SUPPLIED MATERIAL:
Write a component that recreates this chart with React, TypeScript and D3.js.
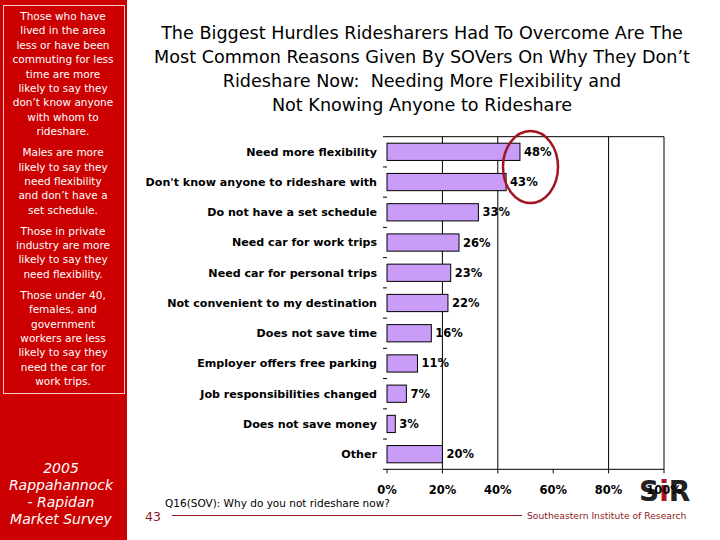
import React from 'react';
import * as d3 from 'd3';

const categories = [
  'Need more flexibility',
  "Don't know anyone to rideshare with",
  'Do not have a set schedule',
  'Need car for work trips',
  'Need car for personal trips',
  'Not convenient to my destination',
  'Does not save time',
  'Employer offers free parking',
  'Job responsibilities changed',
  'Does not save money',
  'Other',
];
const values = [48, 43, 33, 26, 23, 22, 16, 11, 7, 3, 20];
const xTicks = [0, 20, 40, 60, 80, 100];
const gridTicks = [20, 40, 80, 100];

const titleLines = [
  'The Biggest Hurdles Ridesharers Had To Overcome Are The',
  'Most Common Reasons Given By SOVers On Why They Don\u2019t',
  'Rideshare Now:  Needing More Flexibility and',
  'Not Knowing Anyone to Rideshare',
];

const sideNotes = [
  ['Those who have', 'lived in the area', 'less or have been', 'commuting for less', 'time are more', 'likely to say they', 'don\u2019t know anyone', 'with whom to', 'rideshare.'],
  ['Males are more', 'likely to say they', 'need flexibility', 'and don\u2019t have a', 'set schedule.'],
  ['Those in private', 'industry are more', 'likely to say they', 'need flexibility.'],
  ['Those under 40,', 'females, and', 'government', 'workers are less', 'likely to say they', 'need the car for', 'work trips.'],
];
const surveyLines = ['2005', 'Rappahannock', '- Rapidan', 'Market Survey'];

const FONT = '"DejaVu Sans", Verdana, sans-serif';
const DARK_RED = '#8E1B24';

export default function App() {
  const x = d3.scaleLinear().domain([0, 100]).range([387, 664]);
  const y = d3
    .scaleBand<string>()
    .domain(categories)
    .range([136.7, 469.3])
    .paddingInner(0.43)
    .paddingOuter(0.215);
  const [top, bottom] = y.range();
  const step = y.step();
  const left = x(0) - 4;

  // y positions where each note block starts
  let cursor = 20;
  const noteBlocks = sideNotes.map((lines) => {
    const start = cursor;
    cursor += lines.length * 14.4 + 6.5;
    return { lines, start };
  });

  return (
    <svg
      width={720}
      height={540}
      style={{ position: 'fixed', left: 0, top: 0, background: '#fff' }}
      fontFamily={FONT}
    >
      {/* left red panel */}
      <rect x={0} y={0} width={127} height={540} fill="#CC0000" />
      <rect x={3.5} y={5.5} width={121} height={388} fill="none" stroke="#F4C8C8" strokeWidth={1} />
      {noteBlocks.map((b, bi) =>
        b.lines.map((line, li) => (
          <text
            key={`${bi}-${li}`}
            x={63}
            y={b.start + li * 14.4}
            textAnchor="middle"
            fontSize={10.5}
            fill="#fff"
          >
            {line}
          </text>
        ))
      )}
      {surveyLines.map((line, i) => (
        <text
          key={line}
          x={61}
          y={473 + i * 17}
          textAnchor="middle"
          fontSize={14}
          fontStyle="italic"
          fill="#fff"
        >
          {line}
        </text>
      ))}

      {/* title */}
      {titleLines.map((line, i) => (
        <text
          key={i}
          x={422}
          y={39 + i * 24}
          textAnchor="middle"
          fontSize={17.6}
          fill="#000"
          style={{ whiteSpace: 'pre' }}
        >
          {line}
        </text>
      ))}

      {/* gridlines and frame */}
      {gridTicks.map((t) => (
        <line key={t} x1={x(t)} x2={x(t)} y1={top} y2={bottom} stroke="#000" strokeWidth={1} />
      ))}
      <line x1={left} x2={x(100)} y1={top} y2={top} stroke="#000" />
      <line x1={left} x2={x(100)} y1={bottom} y2={bottom} stroke="#000" />
      {xTicks.map((t) => (
        <line key={t} x1={x(t)} x2={x(t)} y1={bottom} y2={bottom + 4} stroke="#000" />
      ))}
      {d3.range(1, categories.length).map((k) => (
        <line key={k} x1={left} x2={x(0)} y1={top + k * step} y2={top + k * step} stroke="#000" />
      ))}

      {/* bars */}
      {categories.map((c, i) => {
        const y0 = y(c) as number;
        return (
          <g key={c}>
            <rect
              x={x(0)}
              y={y0}
              width={x(values[i]) - x(0)}
              height={y.bandwidth()}
              fill="#C99DF7"
              stroke="#000"
              strokeWidth={1}
            />
            <text
              x={377}
              y={y0 + y.bandwidth() / 2}
              dy="0.35em"
              textAnchor="end"
              fontSize={11.1}
              fontWeight="bold"
              fill="#000"
            >
              {c}
            </text>
            <text
              x={x(values[i]) + 4}
              y={y0 + y.bandwidth() / 2}
              dy="0.35em"
              fontSize={11.5}
              fontWeight="bold"
              fill="#000"
            >
              {values[i]}%
            </text>
          </g>
        );
      })}

      {/* highlight ellipse */}
      <ellipse cx={530.5} cy={167} rx={27.5} ry={36} fill="none" stroke="#A3141E" strokeWidth={2.5} />

      {/* logo */}
      <text x={639} y={501} fontSize={28} fontWeight="900" fill="#222" fontFamily='"DejaVu Sans", sans-serif'>
        S<tspan fill="#B0101C">i</tspan>R
      </text>

      {/* x axis labels */}
      {xTicks.map((t) => (
        <text key={t} x={x(t)} y={494} textAnchor="middle" fontSize={11.5} fontWeight="bold" fill="#000">
          {t}%
        </text>
      ))}

      {/* footer */}
      <text x={165} y={507} fontSize={10.5} fill="#000">
        Q16(SOV): Why do you not rideshare now?
      </text>
      <text x={145} y={521} fontSize={12.5} fill={DARK_RED}>
        43
      </text>
      <line x1={172} x2={522} y1={515.5} y2={515.5} stroke={DARK_RED} strokeWidth={1} />
      <text x={527} y={519} fontSize={9.2} fill={DARK_RED}>
        Southeastern Institute of Research
      </text>
    </svg>
  );
}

EXERCISE TASK: In your copy of the listing above, reproduce each line exactly and omit all pictures.

THE RESPONSE:
Write a component that recreates this chart with React, TypeScript and D3.js.
import React from 'react';
import * as d3 from 'd3';

const categories = [
  'Need more flexibility',
  "Don't know anyone to rideshare with",
  'Do not have a set schedule',
  'Need car for work trips',
  'Need car for personal trips',
  'Not convenient to my destination',
  'Does not save time',
  'Employer offers free parking',
  'Job responsibilities changed',
  'Does not save money',
  'Other',
];
const values = [48, 43, 33, 26, 23, 22, 16, 11, 7, 3, 20];
const xTicks = [0, 20, 40, 60, 80, 100];
const gridTicks = [20, 40, 80, 100];

const titleLines = [
  'The Biggest Hurdles Ridesharers Had To Overcome Are The',
  'Most Common Reasons Given By SOVers On Why They Don\u2019t',
  'Rideshare Now:  Needing More Flexibility and',
  'Not Knowing Anyone to Rideshare',
];

const sideNotes = [
  ['Those who have', 'lived in the area', 'less or have been', 'commuting for less', 'time are more', 'likely to say they', 'don\u2019t know anyone', 'with whom to', 'rideshare.'],
  ['Males are more', 'likely to say they', 'need flexibility', 'and don\u2019t have a', 'set schedule.'],
  ['Those in private', 'industry are more', 'likely to say they', 'need flexibility.'],
  ['Those under 40,', 'females, and', 'government', 'workers are less', 'likely to say they', 'need the car for', 'work trips.'],
];
const surveyLines = ['2005', 'Rappahannock', '- Rapidan', 'Market Survey'];

const FONT = '"DejaVu Sans", Verdana, sans-serif';
const DARK_RED = '#8E1B24';

export default function App() {
  const x = d3.scaleLinear().domain([0, 100]).range([387, 664]);
  const y = d3
    .scaleBand<string>()
    .domain(categories)
    .range([136.7, 469.3])
    .paddingInner(0.43)
    .paddingOuter(0.215);
  const [top, bottom] = y.range();
  const step = y.step();
  const left = x(0) - 4;

  // y positions where each note block starts
  let cursor = 20;
  const noteBlocks = sideNotes.map((lines) => {
    const start = cursor;
    cursor += lines.length * 14.4 + 6.5;
    return { lines, start };
  });

  return (
    <svg
      width={720}
      height={540}
      style={{ position: 'fixed', left: 0, top: 0, background: '#fff' }}
      fontFamily={FONT}
    >
      {/* left red panel */}
      <rect x={0} y={0} width={127} height={540} fill="#CC0000" />
      <rect x={3.5} y={5.5} width={121} height={388} fill="none" stroke="#F4C8C8" strokeWidth={1} />
      {noteBlocks.map((b, bi) =>
        b.lines.map((line, li) => (
          <text
            key={`${bi}-${li}`}
            x={63}
            y={b.start + li * 14.4}
            textAnchor="middle"
            fontSize={10.5}
            fill="#fff"
          >
            {line}
          </text>
        ))
      )}
      {surveyLines.map((line, i) => (
        <text
          key={line}
          x={61}
          y={473 + i * 17}
          textAnchor="middle"
          fontSize={14}
          fontStyle="italic"
          fill="#fff"
        >
          {line}
        </text>
      ))}

      {/* title */}
      {titleLines.map((line, i) => (
        <text
          key={i}
          x={422}
          y={39 + i * 24}
          textAnchor="middle"
          fontSize={17.6}
          fill="#000"
          style={{ whiteSpace: 'pre' }}
        >
          {line}
        </text>
      ))}

      {/* gridlines and frame */}
      {gridTicks.map((t) => (
        <line key={t} x1={x(t)} x2={x(t)} y1={top} y2={bottom} stroke="#000" strokeWidth={1} />
      ))}
      <line x1={left} x2={x(100)} y1={top} y2={top} stroke="#000" />
      <line x1={left} x2={x(100)} y1={bottom} y2={bottom} stroke="#000" />
      {xTicks.map((t) => (
        <line key={t} x1={x(t)} x2={x(t)} y1={bottom} y2={bottom + 4} stroke="#000" />
      ))}
      {d3.range(1, categories.length).map((k) => (
        <line key={k} x1={left} x2={x(0)} y1={top + k * step} y2={top + k * step} stroke="#000" />
      ))}

      {/* bars */}
      {categories.map((c, i) => {
        const y0 = y(c) as number;
        return (
          <g key={c}>
            <rect
              x={x(0)}
              y={y0}
              width={x(values[i]) - x(0)}
              height={y.bandwidth()}
              fill="#C99DF7"
              stroke="#000"
              strokeWidth={1}
            />
            <text
              x={377}
              y={y0 + y.bandwidth() / 2}
              dy="0.35em"
              textAnchor="end"
              fontSize={11.1}
              fontWeight="bold"
              fill="#000"
            >
              {c}
            </text>
            <text
              x={x(values[i]) + 4}
              y={y0 + y.bandwidth() / 2}
              dy="0.35em"
              fontSize={11.5}
              fontWeight="bold"
              fill="#000"
            >
              {values[i]}%
            </text>
          </g>
        );
      })}

      {/* highlight ellipse */}
      <ellipse cx={530.5} cy={167} rx={27.5} ry={36} fill="none" stroke="#A3141E" strokeWidth={2.5} />

      {/* logo */}
      <text x={639} y={501} fontSize={28} fontWeight="900" fill="#222" fontFamily='"DejaVu Sans", sans-serif'>
        S<tspan fill="#B0101C">i</tspan>R
      </text>

      {/* x axis labels */}
      {xTicks.map((t) => (
        <text key={t} x={x(t)} y={494} textAnchor="middle" fontSize={11.5} fontWeight="bold" fill="#000">
          {t}%
        </text>
      ))}

      {/* footer */}
      <text x={165} y={507} fontSize={10.5} fill="#000">
        Q16(SOV): Why do you not rideshare now?
      </text>
      <text x={145} y={521} fontSize={12.5} fill={DARK_RED}>
        43
      </text>
      <line x1={172} x2={522} y1={515.5} y2={515.5} stroke={DARK_RED} strokeWidth={1} />
      <text x={527} y={519} fontSize={9.2} fill={DARK_RED}>
        Southeastern Institute of Research
      </text>
    </svg>
  );
}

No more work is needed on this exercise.